Just 12% of UK SMEs polled in the Fraedom survey said they thought that banks their organisation had dealt with over the past year fully understood their needs as a business. This is a worrying figure, suggesting something of a breakdown in the engagement process between banks and SMEs. SMEs should be seeing banks as an enabler of agility rather than a potential stumbling block.

Banks must not only work to understand the needs of SMEs but must also learn to speak the same language as their SME customers. If banks fail to communicate effectively and offer the service and products needed by these customers, they stand to lose out on a highly lucrative market.

The 2018 FIS Performance Against Customer Expectations (PACE) report outlines that the vast majority of UK SMEs (over 40%) prefer to contact their bank using digital methods (online, tablet, mobile).

With the way in which we communicate in our personal lives now being heavily reliant on digital methods, it should come as little surprise that businesses now desire the same.

What will the future hold?

As banks begin to answer this demand for a more personal service, we will begin to see more and more banks partnering with fintechs. Quite often, fintechs are best placed to help banks better understand the consumerisation of business processes and technologies today; the eagerness of SMEs to adopt these to achieve enhanced agility; and the frustration they feel if they sense that banks are effectively not speaking their language.
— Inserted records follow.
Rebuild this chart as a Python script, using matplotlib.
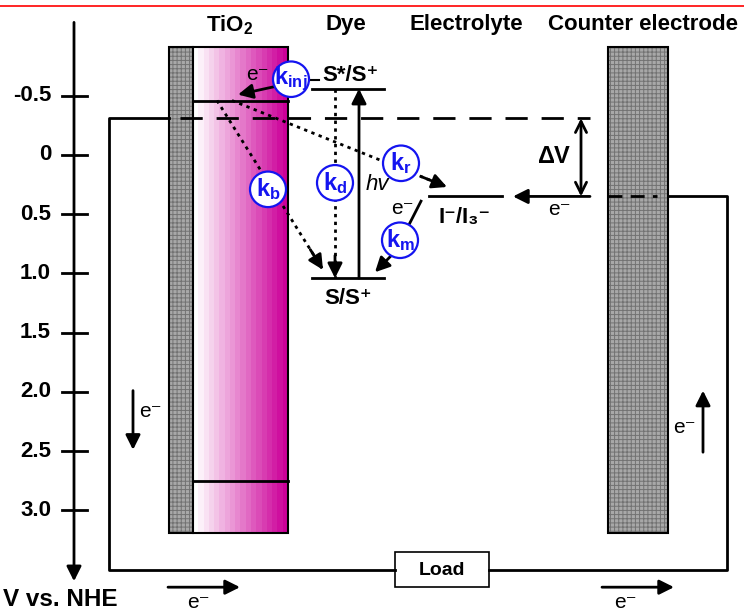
import matplotlib
matplotlib.use("Agg")
import matplotlib.pyplot as plt
import numpy as np
from matplotlib.patches import Rectangle, Ellipse

plt.rcParams['font.family'] = ['Liberation Sans', 'DejaVu Sans']
plt.rcParams['mathtext.fontset'] = 'custom'
plt.rcParams['mathtext.rm'] = 'Liberation Sans'
plt.rcParams['mathtext.it'] = 'Liberation Sans:italic'
plt.rcParams['mathtext.bf'] = 'Liberation Sans:bold'
plt.rcParams['hatch.linewidth'] = 0.7

# potential scale (V vs. NHE)
tick_values = [-0.5, 0, 0.5, 1.0, 1.5, 2.0, 2.5, 3.0]
tick_labels = ['-0.5', '0', '0.5', '1.0', '1.5', '2.0', '2.5', '3.0']

# energy levels (V vs. NHE)
tio2_cb = -0.46
tio2_vb = 2.75
fermi = -0.31
dye_excited = -0.56
dye_ground = 1.04
redox = 0.35

headers = ['$\\mathbf{TiO_2}$', 'Dye', 'Electrolyte', 'Counter electrode']
header_x = [230, 346, 466, 643]

rates = ['$\\mathbf{k_{inj}}$', '$\\mathbf{k_b}$', '$\\mathbf{k_d}$',
         '$\\mathbf{k_r}$', '$\\mathbf{k_m}$']
rate_x = [291, 268, 335, 401, 400]
rate_v = [-0.64, 0.29, 0.235, 0.07, 0.72]

EL = 'e\u207b'

fig = plt.figure(figsize=(7.44, 6.13), dpi=100)
ax = fig.add_axes([0, 0, 1, 1])
ax.axis('off')

blue = '#1414f0'
arrow = dict(arrowstyle='-|>', color='black', lw=2, mutation_scale=22,
             shrinkA=0, shrinkB=0)


def dotted_arrow(x0, v0, x1, v1):
    ax.plot([x0, x1], [v0, v1], color='black', lw=2, linestyle=(0, (1.2, 1.6)), zorder=4)
    f = 0.88
    ax.annotate('', xy=(x1, v1), xytext=(x0 + f * (x1 - x0), v0 + f * (v1 - v0)),
                arrowprops=arrow, zorder=4)


# red rule at the top
ax.plot([0, 744], [-1.258, -1.258], color='red', lw=1.2)

# potential axis
ax.annotate('', xy=(74, 3.60), xytext=(74, -1.12), arrowprops=arrow)
for tv, tl in zip(tick_values, tick_labels):
    ax.plot([62, 87], [tv, tv], color='black', lw=2)
    ax.text(51, tv, tl, ha='right', va='center', fontsize=16, fontweight='bold')
ax.text(3, 3.755, 'V vs. NHE', ha='left', va='center', fontsize=17.5, fontweight='bold')

for h, hx in zip(headers, header_x):
    ax.text(hx, -1.10, h, ha='center', va='center', fontsize=16, fontweight='bold')

# photoanode: FTO + TiO2 gradient
top, bot = -0.91, 3.19
ax.add_patch(Rectangle((169, top), 24, bot - top, facecolor='#a8a8a8',
                       edgecolor='#727272', hatch='++++', lw=0))
ax.add_patch(Rectangle((169, top), 24, bot - top, fill=False, edgecolor='black', lw=1.5))
nsteps = 18
t = np.linspace(0, 1, nsteps)
magenta = np.array([204, 0, 153]) / 255
grad = (1 - t)[:, None] * np.ones(3) + t[:, None] * magenta
ax.imshow(grad[None, :, :], extent=(193, 288, bot, top), aspect='auto',
          interpolation='nearest', zorder=1)
ax.add_patch(Rectangle((193, top), 95, bot - top, fill=False, edgecolor='black',
                       lw=1.5, zorder=2))
ax.plot([193, 288], [tio2_cb, tio2_cb], color='black', lw=2, zorder=3)
ax.plot([193, 288], [tio2_vb, tio2_vb], color='black', lw=2, zorder=3)

# counter electrode
ax.add_patch(Rectangle((608, top), 60, bot - top, facecolor='#a8a8a8',
                       edgecolor='#727272', hatch='++++', lw=0))
ax.add_patch(Rectangle((608, top), 60, bot - top, fill=False, edgecolor='black', lw=1.5))
ax.plot([608, 657], [redox, redox], color='black', lw=2, linestyle=(0, (5, 3)), zorder=3)

# external circuit
ax.plot([169, 109, 109, 395], [fermi, fermi, 3.505, 3.505], color='black', lw=2)
ax.plot([489, 727, 727, 668], [3.505, 3.505, redox, redox], color='black', lw=2)
ax.add_patch(Rectangle((395, 3.353), 94, 0.296, facecolor='white', edgecolor='black', lw=1.2))
ax.text(442, 3.505, 'Load', ha='center', va='center', fontsize=14, fontweight='bold')

# quasi-Fermi level
ax.plot([180, 590], [fermi, fermi], color='black', lw=2, linestyle=(0, (8, 5)), zorder=3)

# dye levels
ax.plot([312, 384], [dye_excited, dye_excited], color='black', lw=2)
ax.plot([312, 384], [dye_ground, dye_ground], color='black', lw=2)
ax.text(350, -0.67, 'S*/S\u207a', ha='center', va='center', fontsize=16, fontweight='bold')
ax.text(348, 1.21, 'S/S\u207a', ha='center', va='center', fontsize=16, fontweight='bold')
ax.annotate('', xy=(359, dye_excited), xytext=(359, dye_ground), arrowprops=arrow)
ax.text(377, 0.25, 'hv', ha='center', va='center', fontsize=16, style='italic')

# redox couple
ax.plot([429, 502], [redox, redox], color='black', lw=2)
ax.text(465, 0.53, 'I\u207b/I\u2083\u207b', ha='center', va='center', fontsize=16,
        fontweight='bold')
ax.annotate('', xy=(513, redox), xytext=(590, redox), arrowprops=arrow)
ax.text(559, 0.46, EL, ha='center', va='center', fontsize=15)
ax.annotate('', xy=(581, fermi), xytext=(581, redox),
            arrowprops=dict(arrowstyle='<->', color='black', lw=2, mutation_scale=20,
                            shrinkA=0, shrinkB=0))
ax.text(554, 0.02, '$\\mathbf{\\Delta V}$', ha='center', va='center', fontsize=17)

# electron transfer pathways
ax.annotate('', xy=(238, -0.51), xytext=(276, -0.58), arrowprops=arrow)
ax.text(257, -0.68, EL, ha='center', va='center', fontsize=15)
ax.plot([309, 319], [-0.63, -0.63], color='black', lw=1.5)
dotted_arrow(217, tio2_cb, 323, 0.97)
dotted_arrow(335, dye_excited, 335, dye_ground)
dotted_arrow(232, tio2_cb, 447, 0.27)
ax.plot([421, 395], [0.39, 0.82], color='black', lw=2)
ax.annotate('', xy=(375, 0.99), xytext=(397, 0.80), arrowprops=arrow)
ax.text(402, 0.45, EL, ha='center', va='center', fontsize=15)

for lab, rx, rv in zip(rates, rate_x, rate_v):
    ax.add_patch(Ellipse((rx, rv), 36, 0.30, facecolor='white', edgecolor=blue,
                         lw=1.6, zorder=5))
    ax.text(rx, rv, lab, ha='center', va='center', fontsize=17, color=blue, zorder=6)

# electron flow in the circuit
ax.annotate('', xy=(133, 2.49), xytext=(133, 1.99), arrowprops=arrow)
ax.text(150, 2.17, EL, ha='center', va='center', fontsize=15)
ax.annotate('', xy=(703, 1.99), xytext=(703, 2.51), arrowprops=arrow)
ax.text(684, 2.30, EL, ha='center', va='center', fontsize=15)
ax.annotate('', xy=(240, 3.65), xytext=(168, 3.65), arrowprops=arrow)
ax.text(198, 3.78, EL, ha='center', va='center', fontsize=15)
ax.annotate('', xy=(674, 3.65), xytext=(602, 3.65), arrowprops=arrow)
ax.text(625, 3.78, EL, ha='center', va='center', fontsize=15)

ax.set_xlim(0, 744)
ax.set_ylim(3.868, -1.309)

fig.savefig('out.png', dpi=100)
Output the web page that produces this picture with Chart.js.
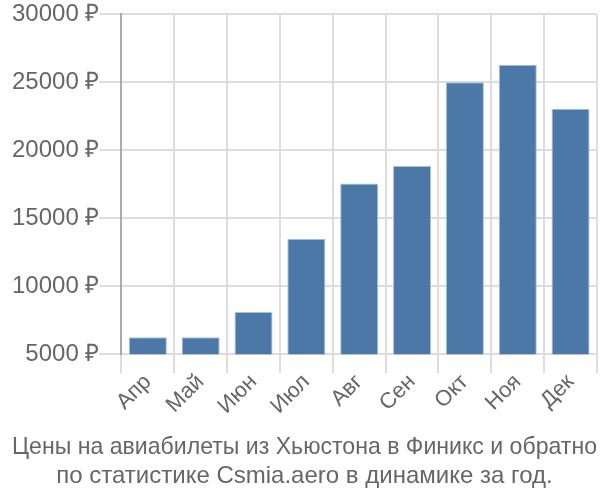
<!DOCTYPE html>
<html><head><meta charset="utf-8">
<script src="https://cdn.jsdelivr.net/npm/chart.js@4/dist/chart.umd.min.js"></script>
<style>html,body{margin:0;padding:0;background:#fff}#w{width:600px;height:500px}</style>
</head><body><div id="w"><canvas id="c"></canvas></div>
<script>
const months = ["Апр","Май","Июн","Июл","Авг","Сен","Окт","Ноя","Дек"];
const prices = [6250, 6250, 8100, 13500, 17550, 18850, 25000, 26300, 23050];
const yTicks = [5000, 10000, 15000, 20000, 25000, 30000];
const titleLines = ["Цены на авиабилеты из Хьюстона в Финикс и обратно", "по статистике Csmia.aero в динамике за год."];

new Chart(document.getElementById('c'), {
  type: 'bar',
  data: { labels: months, datasets: [{ data: prices, backgroundColor: '#4c78a8', borderColor: '#a9c1dc', borderWidth: 1, barPercentage: 0.72, categoryPercentage: 1 }] },
  options: {
    responsive: true, maintainAspectRatio: false, animation: false,
    layout: { padding: { left: 12, right: 3, top: 4, bottom: 9 } },
    plugins: {
      legend: { display: false }, tooltip: { enabled: false },
      title: { display: true, position: 'bottom', text: titleLines, color: '#666', font: { family: 'Liberation Sans', size: 24, weight: 'normal' }, padding: { top: 18, bottom: 0 }, lineHeight: 1.06 }
    },
    scales: {
      x: { grid: { color: '#ddd', lineWidth: 2, offset: true, tickLength: 19 }, border: { color: '#ddd' },
           ticks: { color: '#666', font: { family: 'Liberation Sans', size: 22 }, maxRotation: 45, minRotation: 45, padding: -4 } },
      y: { min: 5000, max: 30000, afterBuildTicks: ax => { ax.ticks = yTicks.map(v => ({ value: v })); },
           grid: { color: '#ddd', lineWidth: 2, tickLength: 22 }, border: { color: '#aaa', width: 2 },
           ticks: { color: '#666', font: { family: 'Liberation Sans', size: 24 }, padding: 0, callback: v => v + ' ₽' } }
    }
  }
});
</script></body></html>
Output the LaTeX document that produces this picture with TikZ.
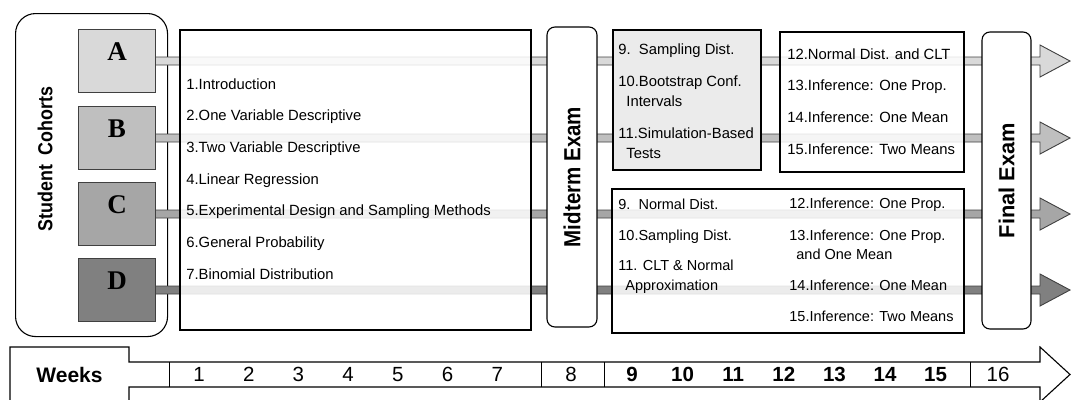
\documentclass[tikz,border=0pt]{standalone}
\usepackage{fontspec}
\setmainfont{Liberation Sans}
\newfontfamily\cohortfont{Liberation Serif}
\newfontfamily\narrowfont[FakeStretch=0.88]{Liberation Sans}
\usetikzlibrary{positioning,calc}
\definecolor{cohA}{gray}{0.85}
\definecolor{cohB}{gray}{0.75}
\definecolor{cohC}{gray}{0.65}
\definecolor{cohD}{gray}{0.5}
\definecolor{boxgray}{gray}{0.92}

\begin{document}
\begin{tikzpicture}[x=1pt, y=-1pt, thick, inner sep=0pt, draw=black, font=\fontsize{14.8}{20}\selectfont]
	\tikzset{rect/.style={draw=black,line width=1.6pt,fill=white,fill opacity=0.85,anchor=north west},
		round/.style={rounded corners=8pt,draw=black,line width=1.1pt,fill=white},
		cohort/.style={draw=black!75,line width=1pt,minimum width=77pt,minimum height=63pt,text height=18pt,text depth=19.4pt,font=\cohortfont\fontsize{27}{27}\selectfont\bfseries},
		bar/.style={draw=black!75,line width=0.9pt},
		topic/.style={align=left,anchor=north west},
		exam/.style={round,rotate=90,font=\narrowfont\fontsize{23.3}{23.3}\selectfont\bfseries},
		week/.style={font=\fontsize{20.5}{20.5}\selectfont}}
	\useasboundingbox (0,0) rectangle (1071,399);
	\clip (0,0) rectangle (1071,399);

	% Cohorts
	\node[round, rounded corners=20pt, anchor=north west, minimum width=152pt, minimum height=323pt] (coh) at (15,13) {};
	\node[rotate=90, font=\narrowfont\fontsize{20.3}{20.3}\selectfont\bfseries] (cohlabel) at (45,159) {Student\ \ Cohorts};
	\node[cohort, fill=cohA, anchor=north west] (cA) at (78,29) {A};
	\node[cohort, fill=cohB] (cB) [below=13pt of cA] {B};
	\node[cohort, fill=cohC] (cC) [below=12pt of cB] {C};
	\node[cohort, fill=cohD] (cD) [below=12pt of cC] {D};

	% Bars to the end of term
	\coordinate (tip) at (1070,0);
	\foreach \n/\col in {cA/cohA,cB/cohB,cC/cohC,cD/cohD}
		\draw[bar, fill=\col] ($(\n.east)+(0,-4)$) -- ($(tip |- \n.east)+(-30,-4)$) -- ($(tip |- \n.east)+(-30,-16)$)
			-- (tip |- \n.east) -- ($(tip |- \n.east)+(-30,16)$) -- ($(tip |- \n.east)+(-30,4)$) -- ($(\n.east)+(0,4)$);

	% Boxes
	\node[rect, minimum width=351pt, minimum height=300pt] (wk1to7) at (179,29) {};
	\node[exam, minimum width=300pt, minimum height=50pt] (mid) at (572,177) {Midterm Exam};
	\node[rect, fill=boxgray, fill opacity=1, minimum width=148pt, minimum height=140pt] (upA) at (612,29) {};
	\node[rect, minimum width=184pt, minimum height=140pt] (upB) at (779,31) {};
	\node[rect, minimum width=352pt, minimum height=144pt] (low) at (611,188) {};
	\node[exam, font=\fontsize{21.8}{21.8}\selectfont\bfseries, minimum width=297pt, minimum height=49pt] (fin) at (1006.5,180.5) {Final Exam};

	% Topics
	\node[topic, font=\fontsize{14.8}{31.7}\selectfont] (t1to7) at (186,78) {1.Introduction\\2.One Variable Descriptive\\3.Two Variable Descriptive\\4.Linear Regression\\5.Experimental Design and Sampling Methods\\6.General Probability\\7.Binomial Distribution};
	\node[topic] (tupA) at (618,43) {9.\ \ Sampling Dist.\\[12pt]10.Bootstrap Conf.\\\hspace*{8pt}Intervals\\[12pt]11.Simulation-Based\\\hspace*{8pt}Tests};
	\node[topic, font=\fontsize{14.8}{31.7}\selectfont] (tupB) at (787,48) {12.Normal Dist. and CLT\\13.Inference: One Prop.\\14.Inference: One Mean\\15.Inference: Two Means};
	\node[topic, font=\fontsize{14.5}{20}\selectfont] (tlowA) at (618,199) {9.\ \ Normal Dist.\\[11pt]10.Sampling Dist.\\[10pt]11. CLT \& Normal\\\hspace*{7pt}Approximation};
	\node[topic, font=\fontsize{14.5}{19}\selectfont] (tlowB) at (789,198) {12.Inference: One Prop.\\[13pt]13.Inference: One Prop.\\\hspace*{7pt}and One Mean\\[12pt]14.Inference: One Mean\\[12pt]15.Inference: Two Means};

	% Timeline
	\draw[line width=1.1pt] (10,410) -- (10,347) -- (129,347) -- (129,362) -- (1040,362) -- (1040,347) -- (1070,374.5)
		-- (1040,402) -- (1040,387) -- (129,387) -- (129,410);
	\foreach \x in {169,541,604,970} \draw[line width=0.8pt] (\x,362) -- (\x,387);
	\node[font=\fontsize{21}{21}\selectfont\bfseries] (weeks) at (69.5,375) {Weeks};
	\foreach \n in {1,...,7} \node[week] (w\n) at ({199+49.7*(\n-1)},374.5) {\n};
	\node[week] (w8) at (571,374.5) {8};
	\foreach \n in {9,...,15} \node[week, font=\fontsize{20.5}{20.5}\selectfont\bfseries] (w\n) at ({632+50.6*(\n-9)},374.5) {\n};
	\node[week] (w16) at (998,374.5) {16};
\end{tikzpicture}
\end{document}
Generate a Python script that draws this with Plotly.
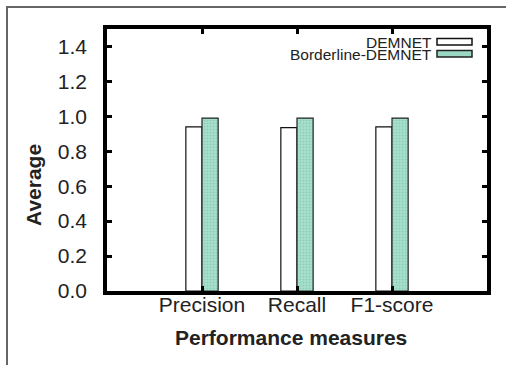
import plotly.graph_objects as go

categories = ["Precision", "Recall", "F1-score"]
demnet = [0.94, 0.935, 0.94]
borderline = [0.99, 0.99, 0.99]
series_names = ["DEMNET", "Borderline-DEMNET"]
y_ticks = [0.0, 0.2, 0.4, 0.6, 0.8, 1.0, 1.2, 1.4]
y_labels = ["0.0", "0.2", "0.4", "0.6", "0.8", "1.0", "1.2", "1.4"]

W, H = 506, 365
L, R, T, B = 107, 19, 29, 74
PW, PH = W - L - R, H - T - B


def px(x):
    return (x - L) / PW


def py(y):
    return (H - B - y) / PH


FONT = "Liberation Sans, Arial, sans-serif"
GREEN = "#9ad8c3"

fig = go.Figure()
fig.add_trace(go.Bar(
    x=categories, y=demnet, name=series_names[0],
    marker=dict(color="white", line=dict(color="#111", width=1.2)),
))
fig.add_trace(go.Bar(
    x=categories, y=borderline, name=series_names[1],
    marker=dict(color=GREEN, line=dict(color="#222", width=1.2),
                pattern=dict(shape=".", fgcolor="#6fbfa5", bgcolor="#a9e0cd",
                             size=3, solidity=0.35)),
))

fig.update_layout(
    width=W, height=H,
    margin=dict(l=L, r=R, t=T, b=B),
    paper_bgcolor="white", plot_bgcolor="white",
    barmode="group", bargap=0.66, bargroupgap=0,
    showlegend=False,
    font=dict(family=FONT, color="#222"),
)
fig.update_xaxes(
    range=[-1, 3], showgrid=False, zeroline=False,
    showline=True, linecolor="black", linewidth=3.5, mirror="ticks",
    ticks="inside", ticklen=5, tickwidth=3, tickcolor="black",
    tickfont=dict(size=21, family=FONT, color="#222"),
    ticklabelstandoff=-8,
)
fig.update_yaxes(
    range=[0, 1.5], showgrid=False, zeroline=False,
    tickvals=y_ticks, ticktext=y_labels,
    showline=True, linecolor="black", linewidth=3.5, mirror="ticks",
    ticks="inside", ticklen=5, tickwidth=3, tickcolor="black",
    tickfont=dict(size=21, family=FONT, color="#222"),
    ticklabelstandoff=12,
)

annotations = [
    dict(text="<b>Performance measures</b>", x=px(291), y=py(337), xref="paper", yref="paper",
         showarrow=False, xanchor="center", yanchor="middle",
         font=dict(size=21, family=FONT, color="#222")),
    dict(text="<b>Average</b>", x=px(33), y=py(185), xref="paper", yref="paper",
         showarrow=False, xanchor="center", yanchor="middle", textangle=-90,
         font=dict(size=21, family=FONT, color="#222")),
    dict(text=series_names[0], x=px(434), y=py(42), xref="paper", yref="paper",
         showarrow=False, xanchor="right", yanchor="middle", height=11,
         font=dict(size=15.5, family=FONT, color="#222")),
    dict(text=series_names[1], x=px(434), y=py(54), xref="paper", yref="paper",
         showarrow=False, xanchor="right", yanchor="middle", height=11,
         font=dict(size=15.5, family=FONT, color="#222")),
]
fig.update_layout(annotations=annotations)

shapes = [
    dict(type="rect", xref="paper", yref="paper", x0=px(437), x1=px(472), y0=py(45), y1=py(38.5),
         fillcolor="white", line=dict(color="#111", width=1.5)),
    dict(type="rect", xref="paper", yref="paper", x0=px(437), x1=px(472), y0=py(57), y1=py(50.5),
         fillcolor=GREEN, line=dict(color="#222", width=1.5)),
    dict(type="line", xref="paper", yref="paper", x0=px(7), x1=px(7), y0=py(7), y1=py(366),
         line=dict(color="#666", width=2)),
    dict(type="line", xref="paper", yref="paper", x0=px(6), x1=px(507), y0=py(7), y1=py(7),
         line=dict(color="#666", width=2)),
]
fig.update_layout(shapes=shapes)

fig.write_html("out.html")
Fintechs can also play a key role in working with banks to help streamline the often bureaucratic and time-consuming spend management process within SMEs through the supply and delivery of innovative commercial card technology. This technology helps SMEs achieve greater insight into their spending and exert tighter control over it that so many SMEs require.

For banks, these partnerships, and generally offering SMEs the levels of service they are demanding, will enable them to build lasting, more trust-based relationships with SME customers while SMEs achieve streamlined efficiencies and greater business agility.